Ese parece ser el comentario más pesimista en La haine -más que su desolador final- y Mathieu Kassovitz nos lo hace saber con insistencia: no puedes desprenderte del odio y, a donde sea que vayas, tendrás que lidiar con su efecto corrosivo y abrasante. El mensaje funciona porque los personajes jamás son tratados con excesiva condescendencia o compasión. Son víctimas -y Kassovitz nos lo hace saber- pero también perpetradores: siembran la ira y se articulan en la violencia, prefieren evitar las conciliaciones. En una escena, un policía comprometido con su situación (y que les saca de más de un problema) es atacado por Vinz, solo por ser “un traidor”. En otras escenas, los amigos arman un escándalo en una galería de arte porque unas chicas no les hacen caso; al expulsarles la respuesta del curador es “que son de los suburbios”. Nadie parece libre de culpa.
La propuesta de Kassovitz podría tomarse como etnográfica -en buena medida por el realismo de lo que filma y por enfocarse en eventos concretos por encima de una trama coherente- pero eso implicaría tomar a La haine como algo que no trata de ser. El film recrea y, para recrear, opta por la manipulación. Kassovitz filtra su película con blanco y negro para darle cierto tono ahistórico y recordar lo artificioso de lo que propone: juega con la cámara, corta abruptamente, hace zoom-in y zoom-out, manipula los sonidos y los silencios para recordarnos que él controla la historia y no al revés. A partir de esta mirada, Kassovitz reafirma que este es el mundo que él ha concebido, una suerte de experimento mental que pueda vincular todas las formas de odio en 24 horas.

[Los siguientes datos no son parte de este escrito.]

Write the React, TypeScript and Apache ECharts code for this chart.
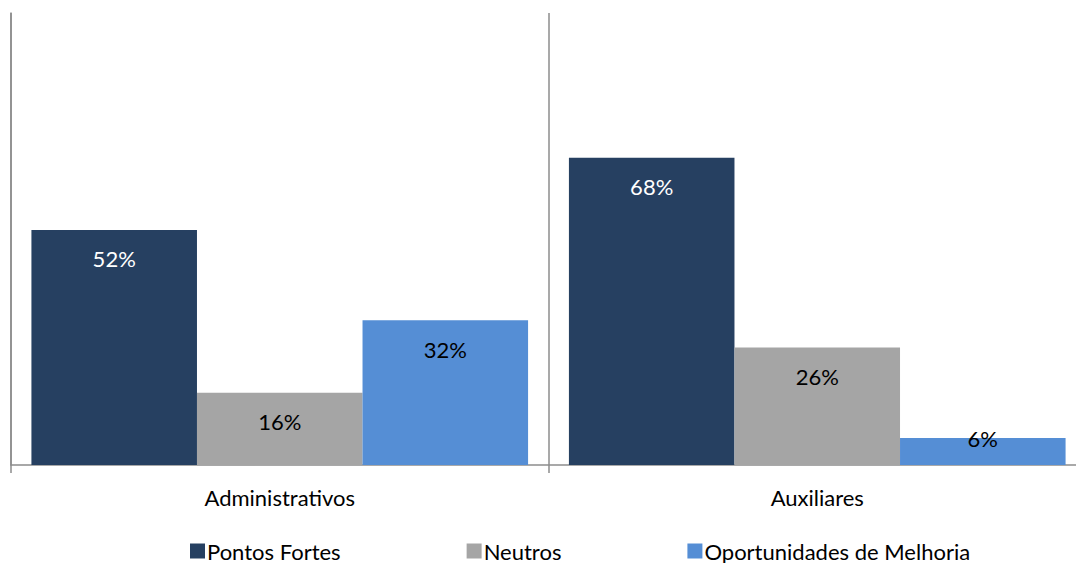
import React, { useEffect, useRef } from "react";
import * as echarts from "echarts";

const categories = ["Administrativos", "Auxiliares"];
const seriesNames = ["Pontos Fortes", "Neutros", "Oportunidades de Melhoria"];
const pontosFortes = [52, 68];
const neutros = [16, 26];
const oportunidades = [32, 6];

const FONT = "Lato, 'Noto Sans', sans-serif";
const FS = 22;

export default function App() {
  const ref = useRef<HTMLDivElement>(null);
  useEffect(() => {
    if (!ref.current) return;
    const chart = echarts.init(ref.current, undefined, { renderer: "svg" });
    const labelBase = {
      show: true,
      position: "insideTop" as const,
      distance: 18,
      fontSize: FS,
      fontFamily: FONT,
      formatter: "{c}%",
    };
    chart.setOption({
      animation: false,
      backgroundColor: "#ffffff",
      textStyle: { fontFamily: FONT },
      grid: { left: 11, right: 14, top: 13, bottom: 98 },
      legend: {
        data: seriesNames,
        left: 185,
        top: 535,
        itemWidth: 15,
        itemHeight: 15,
        itemGap: 126,
        icon: "rect",
        textStyle: { fontSize: FS, fontFamily: FONT, color: "#000000", padding: [0, 0, 0, -3] },
      },
      xAxis: {
        type: "category",
        data: categories,
        axisLine: { show: true, lineStyle: { color: "#8c8c8c", width: 1.5 } },
        axisTick: { show: true, length: 8, lineStyle: { color: "#8c8c8c", width: 1.5 } },
        splitLine: { show: true, lineStyle: { color: "#8c8c8c", width: 1.5 } },
        axisLabel: { fontSize: FS, fontFamily: FONT, color: "#000000", margin: 21 },
      },
      yAxis: {
        type: "value",
        min: 0,
        max: 100,
        axisLine: { show: true, lineStyle: { color: "#8c8c8c", width: 1.5 } },
        axisTick: { show: false },
        axisLabel: { show: false },
        splitLine: { show: false },
      },
      series: [
        {
          name: seriesNames[0],
          type: "bar",
          data: pontosFortes,
          barGap: "0%",
          barCategoryGap: "7.6%",
          itemStyle: { color: "#264061" },
          label: { ...labelBase, color: "#ffffff" },
        },
        {
          name: seriesNames[1],
          type: "bar",
          data: neutros,
          barGap: "0%",
          barCategoryGap: "7.6%",
          itemStyle: { color: "#a5a5a5" },
          label: { ...labelBase, color: "#000000" },
        },
        {
          name: seriesNames[2],
          type: "bar",
          data: oportunidades.map((v) =>
            v < 10 ? { value: v, label: { distance: -10 } } : v
          ),
          barGap: "0%",
          barCategoryGap: "7.6%",
          itemStyle: { color: "#558ed5" },
          label: { ...labelBase, color: "#000000" },
        },
      ],
    });
    return () => chart.dispose();
  }, []);
  return (
    <div
      style={{
        position: "fixed",
        left: 0,
        top: 0,
        width: 1076,
        height: 563,
        overflow: "hidden",
        background: "#fff",
      }}
    >
      <div ref={ref} style={{ width: 1100, height: 563 }} />
    </div>
  );
}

¿Cómo sería un mundo en el que los sujetos se conducen por la ira como emoción primigenia y el odio como enfoque de vida? Sería un mundo muy parecido al que se filma en La haine. Y, por lo visto en esta suerte de pesadilla urbana, donde el odio se siente en el aire y parece transmitirse como cualquier otra pulsión biológica, ese mundo sería terrible, invivible, o de apenas supervivencia. Pero, como una suerte de espejo, con el auge de la ultraderecha, el populismo violento y los discursos racistas, la distopía realista de Kassovitz se empieza a parecer a la realidad. Y da muchísimo miedo.